Senior advocate Chitranjan Kumar Sinha, who moved the bail application running into 111 pages on behalf of the Chief Minister, is learnt to have taken the plea that his client was in no way connected with the fraudulent withdrawal and had been falsely implicated in the fodder scam. The case will come up for hearing today.
Another lawyer, P N Pandey, who had filed the bail application of former Chief Minister Jagannath Mishra on June 11, is also likely to plead the case of Yadav. Pandey when contacted refused to divulge the details of the bail petition and said that the matter would be considered by the court today.
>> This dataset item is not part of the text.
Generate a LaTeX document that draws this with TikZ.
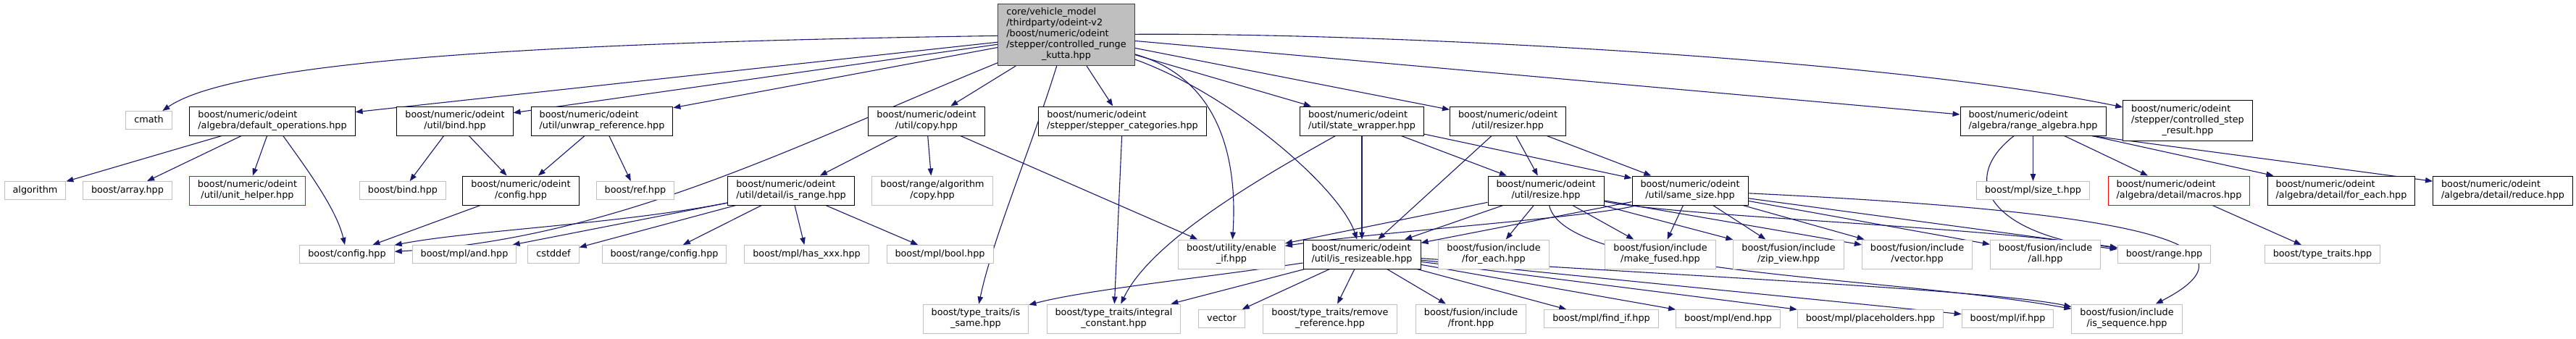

Bihar governor A R Kidwai had given his sanction to chargesheet the Chief Minister, two of his cabinet colleagues Bhola Ram Toofani (Animal Husbandry) Vidya Sagar Nishad (Labour) Union minister Chandradeo Prasad Verma, former Chief Minister Jagannath Mishra and others in RC 20 case related to the fodder scam.
The counsel for the Chief Minister has deposed before the court that his client was apprehending arrests following newspapers reports that very soon senior politicians would be nabbed.
Laloos lawyer is also learnt to have taken the plea that there was no legal evidence against his client. and the hearsay evidence obtained from Dipesh Chandak, a Calcutta based supplier, under Section 164 of the code of Criminal could not be made the basis for charging the petitioner as a hearsay evidence relating to co-conspirator was not admissible under Section 8 of the Evidence Act.
Sinha is understood to have taken the plea that his client had been implicated just to tarnish political image and if he is arrested the unblemished political career of the petitioner would be tarnished beyond repair. The petitioner in no way made to undergo imprisonment since there was no legal evidence against and the charges leveled prima facie do not constitute any criminal offence.
Meanwhile, the CBI judge S K Lal yesterday rejected the bail of two IAS officials K Arumugam and Mahesh Prasad who were arrested by the CBI in connection with the fodder scam. Both these officials now under suspension were the secretaries of the Animal Husbandry Department between 1990 and 1994.
These two officials had been charged with criminal conspiracy alongwith chief minister, Laloo Prasad Yadav in RC 20, one of the 48 criminal cases filed so far relating to Animal Husbandry department fraud.